Begin with the first line of the material and copy each line word for word through the line that contains "var pts = muestras.map(function(m, i)"; the pictures are left out.

** BEGIN Information shown **

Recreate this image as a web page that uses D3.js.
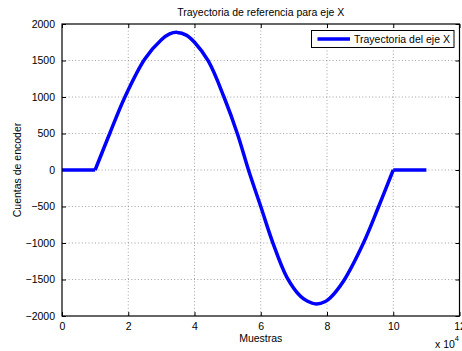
<!DOCTYPE html>
<html>
<head>
<meta charset="utf-8">
<script src="https://cdn.jsdelivr.net/npm/d3@7"></script>
<style>
  body { margin: 0; background: #fff; }
  text { font-family: "Liberation Sans", Arial, Helvetica, sans-serif; fill: #000; }
</style>
</head>
<body>
<svg id="chart" width="462" height="351"></svg>
<script>
// muestras (x 10^4) y cuentas de encoder
var muestras = [0, 1, 1.45, 1.9, 2.5, 3.0, 3.25, 3.48, 3.75, 4.0, 4.42, 4.89, 5.3, 5.63, 6.0, 6.36, 6.79, 7.2, 7.4, 7.67, 7.95, 8.1, 8.5, 9.1, 9.56, 10, 11];
var cuentas  = [0, 0, 510, 1000, 1520, 1785, 1865, 1885, 1848, 1750, 1490, 1000, 490, 0, -500, -990, -1470, -1730, -1795, -1835, -1802, -1750, -1520, -1000, -500, 0, 0];
var xTicks = [0, 2, 4, 6, 8, 10, 12];
var yTicks = [-2000, -1500, -1000, -500, 0, 500, 1000, 1500, 2000];

var margin = {left: 62, top: 24, right: 462 - 459.5, bottom: 351 - 316};
var W = 462, H = 351;

var svg = d3.select("#chart");
var x = d3.scaleLinear().domain([0, 12]).range([margin.left, W - margin.right]);
var y = d3.scaleLinear().domain([-2000, 2000]).range([H - margin.bottom, margin.top]);

var pts = muestras.map(function(m, i) { return [m, cuentas[i]]; });

// rejilla punteada
var grid = svg.append("g").attr("stroke", "#8a8a8a").attr("stroke-width", 0.8).attr("stroke-dasharray", "1,2.3");
grid.selectAll("line.gx").data(xTicks.slice(1, -1)).enter().append("line")
  .attr("x1", function(d) { return x(d); }).attr("x2", function(d) { return x(d); })
  .attr("y1", y(2000)).attr("y2", y(-2000));
grid.selectAll("line.gy").data(yTicks.slice(1, -1)).enter().append("line")
  .attr("y1", function(d) { return y(d); }).attr("y2", function(d) { return y(d); })
  .attr("x1", x(0)).attr("x2", x(12));

// ejes (ticks hacia dentro, estilo matlab)
var fs = "10.5px";
var gx = svg.append("g").attr("transform", "translate(0," + y(-2000) + ")")
  .call(d3.axisBottom(x).tickValues(xTicks).tickSize(-4).tickPadding(7).tickFormat(d3.format("d")));
var gxt = svg.append("g").attr("transform", "translate(0," + y(2000) + ")")
  .call(d3.axisTop(x).tickValues(xTicks).tickSize(-4).tickFormat(""));
var gy = svg.append("g").attr("transform", "translate(" + x(0) + ",0)")
  .call(d3.axisLeft(y).tickValues(yTicks).tickSize(-4).tickPadding(7).tickFormat(function(d) { return d < 0 ? "\u2212" + Math.abs(d) : d; }));
var gyr = svg.append("g").attr("transform", "translate(" + x(12) + ",0)")
  .call(d3.axisRight(y).tickValues(yTicks).tickSize(-4).tickFormat(""));

[gx, gxt, gy, gyr].forEach(function(g) {
  g.select(".domain").remove();
  g.selectAll(".tick line").attr("stroke", "#000").attr("stroke-width", 1);
  g.selectAll("text").style("font-size", fs).attr("fill", "#000");
});

// linea: tramos planos rectos, tramo central suavizado
var lineCurva = d3.line().x(function(d) { return x(d[0]); }).y(function(d) { return y(d[1]); }).curve(d3.curveCatmullRom.alpha(0.5));
var lineRecta = d3.line().x(function(d) { return x(d[0]); }).y(function(d) { return y(d[1]); });
var n = pts.length;
var trazo = svg.append("g").attr("fill", "none").attr("stroke", "#0000ff").attr("stroke-width", 3.5).attr("stroke-linejoin", "round");
trazo.append("path").attr("d", lineRecta(pts.slice(0, 2)));
trazo.append("path").attr("d", lineCurva(pts.slice(1, n - 1)));
trazo.append("path").attr("d", lineRecta(pts.slice(n - 2)));

// marco
svg.append("rect").attr("x", x(0)).attr("y", y(2000))
  .attr("width", x(12) - x(0)).attr("height", y(-2000) - y(2000))
  .attr("fill", "none").attr("stroke", "#000").attr("stroke-width", 1.2);

// titulo y etiquetas
svg.append("text").attr("x", (x(0) + x(12)) / 2).attr("y", 16).attr("text-anchor", "middle")
  .style("font-size", "10.5px").text("Trayectoria de referencia para eje X");
svg.append("text").attr("x", (x(0) + x(12)) / 2).attr("y", 342).attr("text-anchor", "middle")
  .style("font-size", "10.5px").text("Muestras");
svg.append("text").attr("transform", "translate(21," + y(0) + ") rotate(-90)").attr("text-anchor", "middle")
  .style("font-size", "10.5px").text("Cuentas de encoder");
var exp = svg.append("text").attr("x", 435).attr("y", 348).style("font-size", "10.5px");
exp.append("tspan").text("x 10");
exp.append("tspan").attr("dy", -7).style("font-size", "7.5px").text("4");

// leyenda
var leg = svg.append("g");
leg.append("rect").attr("x", 311.5).attr("y", 30.5).attr("width", 142.5).attr("height", 17)
  .attr("fill", "#fff").attr("stroke", "#000").attr("stroke-width", 1);
leg.append("line").attr("x1", 317.5).attr("x2", 350).attr("y1", 39).attr("y2", 39)
  .attr("stroke", "#0000ff").attr("stroke-width", 3.5);
leg.append("text").attr("x", 354).attr("y", 43).style("font-size", "10.5px").text("Trayectoria del eje X");
</script>
</body>
</html>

** END Information shown **

#### [Response to the exercise]
Recreate this image as a web page that uses D3.js.
<!DOCTYPE html>
<html>
<head>
<meta charset="utf-8">
<script src="https://cdn.jsdelivr.net/npm/d3@7"></script>
<style>
  body { margin: 0; background: #fff; }
  text { font-family: "Liberation Sans", Arial, Helvetica, sans-serif; fill: #000; }
</style>
</head>
<body>
<svg id="chart" width="462" height="351"></svg>
<script>
// muestras (x 10^4) y cuentas de encoder
var muestras = [0, 1, 1.45, 1.9, 2.5, 3.0, 3.25, 3.48, 3.75, 4.0, 4.42, 4.89, 5.3, 5.63, 6.0, 6.36, 6.79, 7.2, 7.4, 7.67, 7.95, 8.1, 8.5, 9.1, 9.56, 10, 11];
var cuentas  = [0, 0, 510, 1000, 1520, 1785, 1865, 1885, 1848, 1750, 1490, 1000, 490, 0, -500, -990, -1470, -1730, -1795, -1835, -1802, -1750, -1520, -1000, -500, 0, 0];
var xTicks = [0, 2, 4, 6, 8, 10, 12];
var yTicks = [-2000, -1500, -1000, -500, 0, 500, 1000, 1500, 2000];

var margin = {left: 62, top: 24, right: 462 - 459.5, bottom: 351 - 316};
var W = 462, H = 351;

var svg = d3.select("#chart");
var x = d3.scaleLinear().domain([0, 12]).range([margin.left, W - margin.right]);
var y = d3.scaleLinear().domain([-2000, 2000]).range([H - margin.bottom, margin.top]);

var pts = muestras.map(function(m, i) { return [m, cuentas[i]]; });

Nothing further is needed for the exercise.